*WORK TO DO:* Your task is to reproduce, verbatim and without pictures, the lines from the opening of the listing through the line containing "(0,0) rectangle (451,-430);".

*SUPPLIED DATA:*
——————————

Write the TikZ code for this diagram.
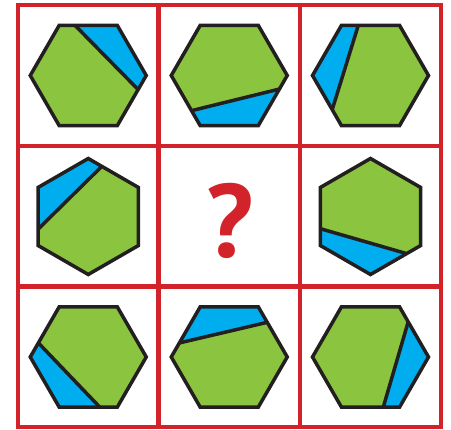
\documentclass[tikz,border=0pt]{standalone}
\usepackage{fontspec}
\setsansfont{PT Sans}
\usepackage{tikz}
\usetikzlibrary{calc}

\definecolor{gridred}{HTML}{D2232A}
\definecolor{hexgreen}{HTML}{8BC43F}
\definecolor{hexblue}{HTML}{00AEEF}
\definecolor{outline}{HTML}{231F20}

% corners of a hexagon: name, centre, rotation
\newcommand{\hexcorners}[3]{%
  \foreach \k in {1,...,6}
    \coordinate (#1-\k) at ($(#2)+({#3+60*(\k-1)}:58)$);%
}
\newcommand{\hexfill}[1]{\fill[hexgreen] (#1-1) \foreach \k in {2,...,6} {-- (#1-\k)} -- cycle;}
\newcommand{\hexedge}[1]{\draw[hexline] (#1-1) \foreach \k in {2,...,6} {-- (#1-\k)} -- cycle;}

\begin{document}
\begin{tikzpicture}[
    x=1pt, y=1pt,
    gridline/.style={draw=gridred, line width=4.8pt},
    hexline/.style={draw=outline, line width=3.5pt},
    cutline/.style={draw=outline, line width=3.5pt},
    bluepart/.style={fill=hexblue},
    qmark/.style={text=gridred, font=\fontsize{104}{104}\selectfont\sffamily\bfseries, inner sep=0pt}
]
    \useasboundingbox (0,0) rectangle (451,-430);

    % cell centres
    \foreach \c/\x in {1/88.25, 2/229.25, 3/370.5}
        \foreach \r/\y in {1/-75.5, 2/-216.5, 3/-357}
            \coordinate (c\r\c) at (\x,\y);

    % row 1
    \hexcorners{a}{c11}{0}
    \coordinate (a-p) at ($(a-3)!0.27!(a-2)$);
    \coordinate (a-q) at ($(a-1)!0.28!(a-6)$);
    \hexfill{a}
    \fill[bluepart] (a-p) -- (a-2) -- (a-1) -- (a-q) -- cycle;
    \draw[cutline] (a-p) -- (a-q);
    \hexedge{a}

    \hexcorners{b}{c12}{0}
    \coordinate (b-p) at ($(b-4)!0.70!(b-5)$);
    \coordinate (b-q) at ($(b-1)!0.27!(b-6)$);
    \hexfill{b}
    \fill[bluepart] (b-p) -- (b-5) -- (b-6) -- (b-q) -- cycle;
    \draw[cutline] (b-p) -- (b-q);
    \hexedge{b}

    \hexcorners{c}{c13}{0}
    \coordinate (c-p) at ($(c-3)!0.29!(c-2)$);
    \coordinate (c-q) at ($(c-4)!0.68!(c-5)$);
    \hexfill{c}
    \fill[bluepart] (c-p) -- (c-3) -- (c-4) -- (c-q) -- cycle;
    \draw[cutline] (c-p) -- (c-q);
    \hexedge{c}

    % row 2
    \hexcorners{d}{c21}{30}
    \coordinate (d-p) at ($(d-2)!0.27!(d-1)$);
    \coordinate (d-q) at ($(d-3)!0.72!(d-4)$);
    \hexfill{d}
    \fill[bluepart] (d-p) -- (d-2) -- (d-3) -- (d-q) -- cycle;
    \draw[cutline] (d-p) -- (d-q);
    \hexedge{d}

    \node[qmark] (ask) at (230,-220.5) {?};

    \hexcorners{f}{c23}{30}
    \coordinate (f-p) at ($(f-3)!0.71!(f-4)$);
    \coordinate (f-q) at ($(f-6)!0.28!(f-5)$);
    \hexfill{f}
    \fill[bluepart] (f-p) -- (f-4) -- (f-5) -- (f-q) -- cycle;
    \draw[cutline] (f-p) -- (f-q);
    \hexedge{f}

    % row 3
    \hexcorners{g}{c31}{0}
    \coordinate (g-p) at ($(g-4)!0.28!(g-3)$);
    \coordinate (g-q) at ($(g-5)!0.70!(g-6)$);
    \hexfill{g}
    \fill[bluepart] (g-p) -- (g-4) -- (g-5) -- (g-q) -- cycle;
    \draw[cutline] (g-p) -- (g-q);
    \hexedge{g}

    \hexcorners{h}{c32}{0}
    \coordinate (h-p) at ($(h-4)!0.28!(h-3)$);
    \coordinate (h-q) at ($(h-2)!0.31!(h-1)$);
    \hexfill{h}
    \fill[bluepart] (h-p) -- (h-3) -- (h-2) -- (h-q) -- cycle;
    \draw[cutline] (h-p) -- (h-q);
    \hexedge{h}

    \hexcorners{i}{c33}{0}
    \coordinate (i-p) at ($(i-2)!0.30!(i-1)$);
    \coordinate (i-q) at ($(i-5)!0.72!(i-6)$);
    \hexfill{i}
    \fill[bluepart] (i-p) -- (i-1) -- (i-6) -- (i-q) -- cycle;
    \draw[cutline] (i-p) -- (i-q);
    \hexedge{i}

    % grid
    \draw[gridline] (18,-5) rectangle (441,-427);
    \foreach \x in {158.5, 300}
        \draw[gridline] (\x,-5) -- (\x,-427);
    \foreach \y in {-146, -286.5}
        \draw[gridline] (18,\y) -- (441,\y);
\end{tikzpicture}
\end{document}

——————————

*SOLUTION:*
Write the TikZ code for this diagram.
\documentclass[tikz,border=0pt]{standalone}
\usepackage{fontspec}
\setsansfont{PT Sans}
\usepackage{tikz}
\usetikzlibrary{calc}

\definecolor{gridred}{HTML}{D2232A}
\definecolor{hexgreen}{HTML}{8BC43F}
\definecolor{hexblue}{HTML}{00AEEF}
\definecolor{outline}{HTML}{231F20}

% corners of a hexagon: name, centre, rotation
\newcommand{\hexcorners}[3]{%
  \foreach \k in {1,...,6}
    \coordinate (#1-\k) at ($(#2)+({#3+60*(\k-1)}:58)$);%
}
\newcommand{\hexfill}[1]{\fill[hexgreen] (#1-1) \foreach \k in {2,...,6} {-- (#1-\k)} -- cycle;}
\newcommand{\hexedge}[1]{\draw[hexline] (#1-1) \foreach \k in {2,...,6} {-- (#1-\k)} -- cycle;}

\begin{document}
\begin{tikzpicture}[
    x=1pt, y=1pt,
    gridline/.style={draw=gridred, line width=4.8pt},
    hexline/.style={draw=outline, line width=3.5pt},
    cutline/.style={draw=outline, line width=3.5pt},
    bluepart/.style={fill=hexblue},
    qmark/.style={text=gridred, font=\fontsize{104}{104}\selectfont\sffamily\bfseries, inner sep=0pt}
]
    \useasboundingbox (0,0) rectangle (451,-430);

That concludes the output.